Onto the party post. :)
September is month full of holidays in Ethiopia. After the New Year, Jon had the idea of us hosting a Meskel party, “let’s kill a sheep and have people over". Meskel was on Saturday, party planned for Sunday.
Sure, great idea. It really was a great idea…just not one that I thought through before committing.
We did our inviting and then I realized we had a bit of a situation on our hands. Friends who are Muslim as well as Ethiopian Orthodox friends were invited. Both groups have a separate butcher process. When I proposed the idea that Jon does the butchering and doesn’t say the Orthodox or the Muslim words, they laughed and said, “Then no one will eat it!"
Jon did the grocery shopping
Desalgn looks through the eggs into the sunlight to see if it is a good egg.
The sheep’s tail should be fat, it shouldn’t be an old animal and there is something to look at with the teeth…I think it helps determine the sheep’s age.
Checking out the chickens...
After more discussion, it was decided, we would have a Muslim chicken and an Orthodox sheep.
We planned to butcher ahead as Yeshi, my friend who helps in the house four days a week, would be able to help me prepare.
On Thursday morning, the sheep was to be butchered. We had no power and I didn’t want to possibly lose a whole lot of meat. Yeshi and I began hand chopping five kilos of onions. We had planned on using the food processor but with the power outage, we rolled up our sleeves and dug in while Debbie did The Littles’ schooling for the day.

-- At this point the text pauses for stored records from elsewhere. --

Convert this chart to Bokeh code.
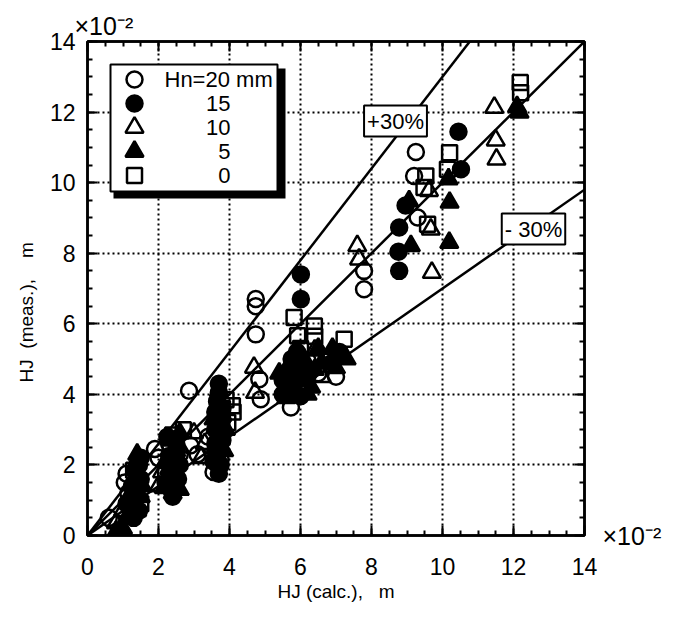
from bokeh.plotting import figure
from bokeh.models import Range1d, LinearAxis, SingleIntervalTicker, Label
from bokeh.embed import file_html
from bokeh.resources import INLINE
from bokeh.core.properties import value

# ---------------- data (values in units of 10^-2 m) ----------------
hn20_x = [0.6, 1.05, 1.1, 1.15, 1.4, 1.9, 2.0, 2.3, 2.6, 2.9, 2.86, 3.1, 3.55, 3.7, 3.6, 3.75, 3.4,
          4.74, 4.74, 4.74, 4.84, 4.88, 5.73, 6.5, 6.2, 7.0, 7.79, 7.79, 9.25, 9.2, 9.3]
hn20_y = [0.5, 1.5, 1.75, 1.2, 2.0, 2.45, 2.2, 2.6, 2.3, 2.55, 4.1, 2.3, 1.8, 1.95, 2.4, 2.15, 2.8,
          6.7, 6.5, 5.7, 4.43, 3.86, 3.63, 4.6, 4.95, 4.5, 7.5, 6.98, 10.87, 10.19, 9.01]

hn15_x = [1.2, 1.35, 1.5, 1.25, 1.1, 1.45, 1.3, 1.35, 1.5, 1.45,
          2.2, 2.35, 2.45, 2.5, 2.3, 2.25, 2.55, 2.4, 2.45, 2.35, 2.6,
          3.6, 3.7, 3.7, 3.6, 3.8, 3.55, 3.7, 3.8, 3.65, 3.75, 3.6, 3.7, 3.8, 3.65, 3.75,
          6.01, 6.01, 5.6, 5.8, 5.5, 6.0, 6.2, 5.9, 6.9, 7.1, 5.7, 5.5, 5.8, 6.1, 5.75,
          8.78, 8.76, 8.78, 8.96, 10.45, 10.52]
hn15_y = [0.75, 1.15, 1.6, 1.4, 0.9, 2.0, 0.5, 1.85, 2.2, 0.7,
          1.5, 1.3, 1.85, 2.6, 2.25, 2.8, 1.6, 1.1, 2.2, 1.6, 2.0,
          3.5, 4.05, 4.3, 3.0, 2.7, 2.1, 1.75, 3.3, 3.8, 3.2, 2.6, 3.0, 3.6, 2.2, 2.0,
          7.4, 6.7, 4.3, 4.8, 4.0, 3.95, 4.55, 5.2, 4.9, 5.2, 4.6, 4.4, 4.1, 4.7, 5.0,
          8.73, 8.04, 7.5, 9.35, 11.44, 10.38]

hn10_x = [0.8, 1.3, 2.1, 2.6, 3.0, 3.3, 3.2, 2.0, 1.0,
          4.69, 4.72, 6.4, 6.6, 5.9, 7.6, 7.65,
          9.62, 9.67, 9.7, 11.46, 11.5, 11.52]
hn10_y = [0.35, 1.0, 1.8, 2.5, 2.9, 2.6, 2.2, 1.4, 0.7,
          4.76, 4.05, 5.25, 4.5, 4.4, 8.21, 7.83,
          9.77, 8.68, 7.45, 12.13, 11.2, 10.66]

hn5_x = [0.8, 1.0, 1.4, 1.5, 1.3, 1.1, 1.25, 1.55, 1.4,
         2.3, 2.4, 2.2, 2.6, 2.15, 2.5, 2.35, 2.6,
         3.6, 3.8, 3.9, 3.65, 3.7, 3.55, 3.85, 3.7,
         5.7, 6.0, 5.4, 6.3, 6.5, 6.6, 7.0, 7.3, 6.9, 5.6, 6.1, 5.6, 5.9, 6.2, 6.4,
         9.06, 9.11, 10.17, 10.2, 10.19, 12.17, 12.1]
hn5_y = [0.1, 0.2, 0.7, 1.1, 1.6, 0.5, 1.25, 1.4, 2.3,
         1.9, 1.2, 2.1, 2.9, 1.35, 2.4, 2.7, 1.3,
         3.05, 3.4, 3.0, 2.5, 3.7, 3.3, 2.4, 4.1,
         4.2, 4.4, 4.6, 4.2, 5.3, 4.9, 4.75, 5.0, 5.3, 3.9, 5.0, 4.7, 4.9, 4.0, 4.7,
         9.48, 8.21, 10.1, 9.44, 8.3, 11.99, 12.15]

hn0_x = [1.3, 1.4, 1.5, 2.4, 2.5, 2.2, 3.8, 3.9, 4.08, 2.7,
         5.82, 6.39, 5.92, 6.4, 7.23, 6.0, 4.1, 3.95,
         9.53, 9.48, 9.58, 10.2, 10.14, 12.19, 12.2]
hn0_y = [1.85, 1.45, 0.9, 2.85, 2.2, 1.7, 3.6, 3.85, 3.68, 3.0,
         6.18, 5.94, 5.66, 5.65, 5.56, 5.3, 3.5, 3.2,
         10.19, 9.86, 8.82, 10.85, 10.38, 12.84, 12.55]

series_labels = ["Hn=20 mm", "15", "10", "5", "0"]
ratios = [1.0, 1.3, 0.7]
ratio_labels = ["+30%", "- 30%"]
scale_note = "×10⁻²"
x_title = "HJ\u00a0(calc.),\u00a0\u00a0\u00a0m"
y_title = "HJ\u00a0\u00a0(meas.),\u00a0\u00a0\u00a0\u00a0m" + "\u00a0" * 9
axis_max = 14
tick_step = 2

# ---------------- layout ----------------
FONT = "Liberation Sans"
W, H = 676, 608
ML, MT, MR, MB = 87, 41, 92, 73
FW, FH = W - ML - MR, H - MT - MB


def dx(px):  # page pixel x -> data x
    return (px - 8 - ML) / FW * axis_max


def dy(py):  # page pixel y -> data y
    return (8 + MT + FH - py) / FH * axis_max


p = figure(width=W, height=H, x_range=Range1d(0, axis_max), y_range=Range1d(0, axis_max),
           output_backend="svg", toolbar_location=None,
           min_border_left=ML, min_border_top=MT, min_border_right=MR, min_border_bottom=MB)
p.outline_line_color = "black"
p.outline_line_width = 2.5
p.background_fill_color = "white"
p.border_fill_color = "white"

# scale note at top-left, as the plot title
p.title.text = scale_note
p.title.align = "left"
p.title.offset = -13
p.title.text_font = FONT
p.title.text_font_size = "25px"
p.title.text_font_style = "normal"
p.title.text_color = "black"
p.title.standoff = 4

ticker = SingleIntervalTicker(interval=tick_step, num_minor_ticks=4)
p.add_layout(LinearAxis(), "above")
p.add_layout(LinearAxis(), "right")
for ax in p.axis:
    ax.ticker = ticker
    ax.axis_line_width = 2.5
    ax.axis_line_color = "black"
    ax.major_tick_in = 10
    ax.major_tick_out = 0
    ax.minor_tick_in = 5
    ax.minor_tick_out = 0
    ax.major_tick_line_width = 2
    ax.minor_tick_line_width = 2
    ax.major_tick_line_color = "black"
    ax.minor_tick_line_color = "black"
    ax.major_label_text_font = FONT
    ax.major_label_text_font_size = "23px"
    ax.major_label_text_color = "black"
    ax.axis_label_text_font = FONT
    ax.axis_label_text_font_style = "normal"
    ax.axis_label_text_font_size = "19px"
    ax.axis_label_text_color = "black"

top_ax = p.above[0]
top_ax.major_label_text_color = None
top_ax.major_label_text_font_size = "0px"
top_ax.major_label_standoff = 0

# right axis: only the bottom tick carries the x10^-2 note (for the abscissa)
right_ax = p.right[0]
right_ax.major_label_overrides = {v: "" for v in range(2, axis_max + 1, tick_step)}
right_ax.major_label_overrides[0] = scale_note
right_ax.major_label_orientation = "horizontal"
right_ax.major_label_text_font_size = "25px"
right_ax.major_label_standoff = 18

xa = p.below[0]
ya = p.left[0]
xa.axis_label = x_title
xa.major_label_standoff = 22
xa.axis_label_standoff = 3
ya.axis_label = y_title
ya.major_label_standoff = 12
ya.axis_label_standoff = 10

for g in (p.xgrid[0], p.ygrid[0]):
    g.ticker = ticker
    g.grid_line_color = "black"
    g.grid_line_width = 2
    g.grid_line_dash = "2 3"

# reference lines: y = k x, clipped to the plot box
x0 = [0.0 for _ in ratios]
y0 = [0.0 for _ in ratios]
x1 = [min(axis_max, axis_max / k) for k in ratios]
y1 = [k * min(axis_max, axis_max / k) for k in ratios]
p.segment(x0=x0, y0=y0, x1=x1, y1=y1, line_color="black", line_width=2.5)

# data series
MS = dict(line_color="black", line_width=2.5)
styles = [
    (hn20_x, hn20_y, "circle", 16, None),
    (hn15_x, hn15_y, "circle", 16, "black"),
    (hn10_x, hn10_y, "triangle", 18, None),
    (hn5_x, hn5_y, "triangle", 18, "black"),
    (hn0_x, hn0_y, "square", 15, None),
]
for xs, ys, mk, sz, fc in styles:
    p.scatter(xs, ys, marker=mk, size=sz, fill_color=fc, **MS)

# +30% / -30% tags
for txt, (cx, cy) in zip(ratio_labels, [(403, 128.5), (541, 236.5)]):
    p.add_layout(Label(x=dx(cx), y=dy(cy), text=txt, text_font=FONT, text_font_size="22px",
                       text_align="center", text_baseline="middle", text_color="black",
                       background_fill_color="white", border_line_color="black",
                       border_line_width=2, padding=3))

# custom legend with drop shadow (drawn as glyphs above the data)
p.quad(left=[dx(121)], right=[dx(293)], top=[dy(76)], bottom=[dy(206)],
       fill_color="black", line_color=None)
p.quad(left=[dx(118)], right=[dx(285)], top=[dy(72)], bottom=[dy(199)],
       fill_color="white", line_color="black", line_width=2)
rows = [87, 111, 135, 159, 183]
for (xs, ys, mk, sz, fc), ry in zip(styles, rows):
    p.scatter([dx(142)], [dy(ry)], marker=mk, size=sz, fill_color=fc, **MS)
p.text(x=[dx(172)], y=[dy(rows[0])], text=[series_labels[0]], text_font=value(FONT),
       text_font_size=value("22px"), text_align="left", text_baseline="middle", text_color="black")
p.text(x=[dx(238)] * 4, y=[dy(r) for r in rows[1:]], text=series_labels[1:], text_font=value(FONT),
       text_font_size=value("22px"), text_align="right", text_baseline="middle", text_color="black")

open("out.html", "w").write(file_html(p, INLINE))
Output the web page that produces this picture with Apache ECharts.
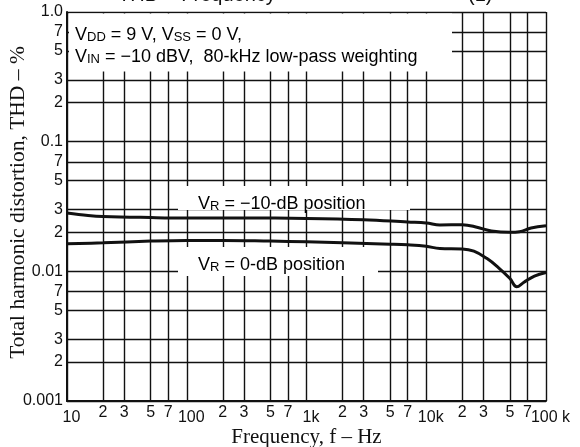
<!DOCTYPE html>
<html><head><meta charset="utf-8">
<script src="https://cdn.jsdelivr.net/npm/echarts@6/dist/echarts.min.js"></script>
<style>html,body{margin:0;padding:0;background:#fff}#c{width:580px;height:447px}</style>
</head><body><div id="c"></div>
<script>
// ---- data ----
const freqMinus10 = [10,15,20,50,100,300,1000,3000,7000,10000,13000,20000,27000,35000,50000,60000,75000,100000];
const thdMinus10  = [0.0282,0.0270,0.0265,0.0260,0.0258,0.0258,0.0256,0.0250,0.0240,0.0236,0.0228,0.0229,0.0218,0.0205,0.0200,0.0202,0.0216,0.0225];
const freq0 = [10,20,50,100,200,500,1000,2000,5000,7000,10000,13000,20000,25000,32000,40000,50000,57000,65000,80000,100000];
const thd0  = [0.0163,0.0166,0.0171,0.0173,0.0173,0.0171,0.0169,0.0166,0.0162,0.0160,0.0156,0.0150,0.0149,0.0143,0.0126,0.0107,0.0088,0.0076,0.0082,0.0092,0.0098];
const xTicks = [10,20,30,50,70,100,200,300,500,700,1000,2000,3000,5000,7000,10000,20000,30000,50000,70000,100000];
const xTickLabels = ['10','2','3','5','7','100','2','3','5','7','1k','2','3','5','7','10k','2','3','5','7','100 k'];
const yTicks = [0.001,0.002,0.003,0.005,0.007,0.01,0.02,0.03,0.05,0.07,0.1,0.2,0.3,0.5,0.7,1];
const yTickLabels = ['0.001','2','3','5','7','0.01','2','3','5','7','0.1','2','3','5','7','1.0'];

const black = '#111';
const sans = 'Liberation Sans, Arial, sans-serif';
const serif = 'Liberation Serif, Times New Roman, serif';
function nearest(arr, v){ let b=0,bd=1e9; arr.forEach((a,i)=>{const d=Math.abs(Math.log10(a)-Math.log10(v)); if(d<bd){bd=d;b=i;}}); return b; }
const isDec = v => Math.abs(Math.log10(v) - Math.round(Math.log10(v))) < 1e-6;
const xMinor = xTicks.filter(v=>!isDec(v));
const xMajor = xTicks.filter(isDec);

const chart = echarts.init(document.getElementById('c'), null, {renderer:'canvas'});
const vRich = {
  v:{fontFamily:sans,fontSize:18,color:black,lineHeight:25,verticalAlign:'bottom'},
  s:{fontFamily:sans,fontSize:13,color:black,lineHeight:15,verticalAlign:'bottom'}
};
const option = {
  animation:false,
  backgroundColor:'#fff',
  grid:{left:67,right:34,top:12,bottom:46,containLabel:false,outerBoundsMode:'none'},
  xAxis:[{
    type:'log', logBase:10, min:10, max:100000, position:'bottom',
    axisLine:{show:true,onZero:false,lineStyle:{color:black,width:2}},
    axisTick:{show:false, customValues:xTicks},
    splitLine:{show:true,lineStyle:{color:black,width:1.4}},
    axisLabel:{customValues:xMinor, margin:4, fontSize:16, color:black, fontFamily:sans,
      formatter:v=>xTickLabels[nearest(xTicks,v)]},
    name:'Frequency, f – Hz', nameLocation:'middle', nameGap:26, nameMoveOverlap:false,
    nameTextStyle:{fontFamily:serif,fontSize:21,color:black}
  },{
    type:'log', logBase:10, min:10, max:100000, position:'bottom',
    axisLine:{show:false}, splitLine:{show:false},
    axisTick:{show:false, customValues:xMajor},
    axisLabel:{customValues:xMajor, margin:9, padding:[0,0,0,9], fontSize:16, color:black, fontFamily:sans,
      formatter:v=>xTickLabels[nearest(xTicks,v)]}
  }],
  yAxis:{
    type:'log', logBase:10, min:0.001, max:1,
    axisLine:{show:true,onZero:false,lineStyle:{color:black,width:2}},
    axisTick:{show:false, customValues:yTicks},
    splitLine:{show:true,lineStyle:{color:black,width:1.4}},
    axisLabel:{customValues:yTicks, margin:4, fontSize:16, color:black, fontFamily:sans,
      formatter:v=>yTickLabels[nearest(yTicks,v)]},
    name:'Total harmonic distortion, THD – %', nameLocation:'middle', nameGap:38, nameMoveOverlap:false,
    nameTextStyle:{fontFamily:serif,fontSize:21.5,color:black,padding:[0,0,0,8]}
  },
  series:[
    {type:'line', name:'VR = −10-dB position', xAxisIndex:0, z:5, smooth:0.4, symbol:'none',
     data:freqMinus10.map((f,i)=>[f,thdMinus10[i]]), lineStyle:{color:black,width:3}},
    {type:'line', name:'VR = 0-dB position', xAxisIndex:0, z:5, smooth:0.4, symbol:'none',
     data:freq0.map((f,i)=>[f,thd0[i]]), lineStyle:{color:black,width:3}}
  ],
  graphic:{elements:[
    {type:'rect', z:3, shape:{x:69,y:13.5,width:383,height:58}, style:{fill:'#fff'}},
    {type:'rect', z:3, shape:{x:178,y:186,width:232,height:24}, style:{fill:'#fff'}},
    {type:'rect', z:3, shape:{x:178,y:247,width:200,height:29}, style:{fill:'#fff'}},
    {type:'text', z:6, x:75, y:19, style:{text:'{v|V}{s|DD}{v| = 9 V, V}{s|SS}{v| = 0 V,}', rich:vRich}},
    {type:'text', z:6, x:75, y:41, style:{text:'{v|V}{s|IN}{v| = −10 dBV,  80-kHz low-pass weighting}', rich:vRich}},
    {type:'text', z:6, x:198, y:188, style:{text:'{v|V}{s|R}{v| = −10-dB position}', rich:vRich}},
    {type:'text', z:6, x:198, y:249, style:{text:'{v|V}{s|R}{v| = 0-dB position}', rich:vRich}},
    {type:'text', z:6, x:118, y:5, style:{text:'THD – Frequency', font:'20px Liberation Sans', fill:black, verticalAlign:'bottom'}},
    {type:'text', z:6, x:468, y:5, style:{text:'(1)', font:'20px Liberation Sans', fill:black, verticalAlign:'bottom'}}
  ]}
};
chart.setOption(option);
</script>
</body></html>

We decided to instead, butcher the chicken as there was less to lose. However, that would mean the sheep needed butchered on Friday and it is an Orthodox fasting day and so no Orthodox can butcher on a Friday. At this point, my eyes kind of glazed over and we planned to butcher the chicken and I had no further plan until at the last minute, the power came on and so the sheep was butchered.
The Littles watched a bit of the process.
Here’s a front view of their reactions. After they saw the sheep’s bladder, they were no longer interested in it’s balloon potential. They came and declared, “Mom, I am not eating anymore sheep meat.”
That’s kind of how I felt too.
Thankfully, I wasn’t alone! Feysil used a hatchet to cut through bone. It was Yeshi’s first time to work with sheep but she far exceeded me in skill. I kept having to sit down as I was feeling weak-stomached. Cutting through warm meat proved to be a hard experience for me.
After a whole lot of work, we had a sheep stew ready and I put about 8 gallons worth of warm stew in the freezer, in preparation to do the chicken on Friday.
About 1.5 hours after I put the stew in the deep freeze, the power disappeared. I then proceeded to not sleep the following night, doing the entirely unprofitable work or worrying, I thought the warm stew would warm everything in the freezer, so not only were we going to lose the sheep stew but also all the other freezer items. 18 hours later and about 30 minutes before my deadline to pull the stew out of the freezer and reboil it, the power came back on. Yeshi and I hugged, laughed and danced around the kitchen.
The chicken joined the sheep’s fate and became stew and was refrigerated without incident.
Did I mention we also have vegetarian friends coming? And I think I am going to be vegetarian, at least for a few weeks.
More to come on the actual event, although we are going through a time without internet or phone. I am at a restaurant about 45 minutes south of us with wifi.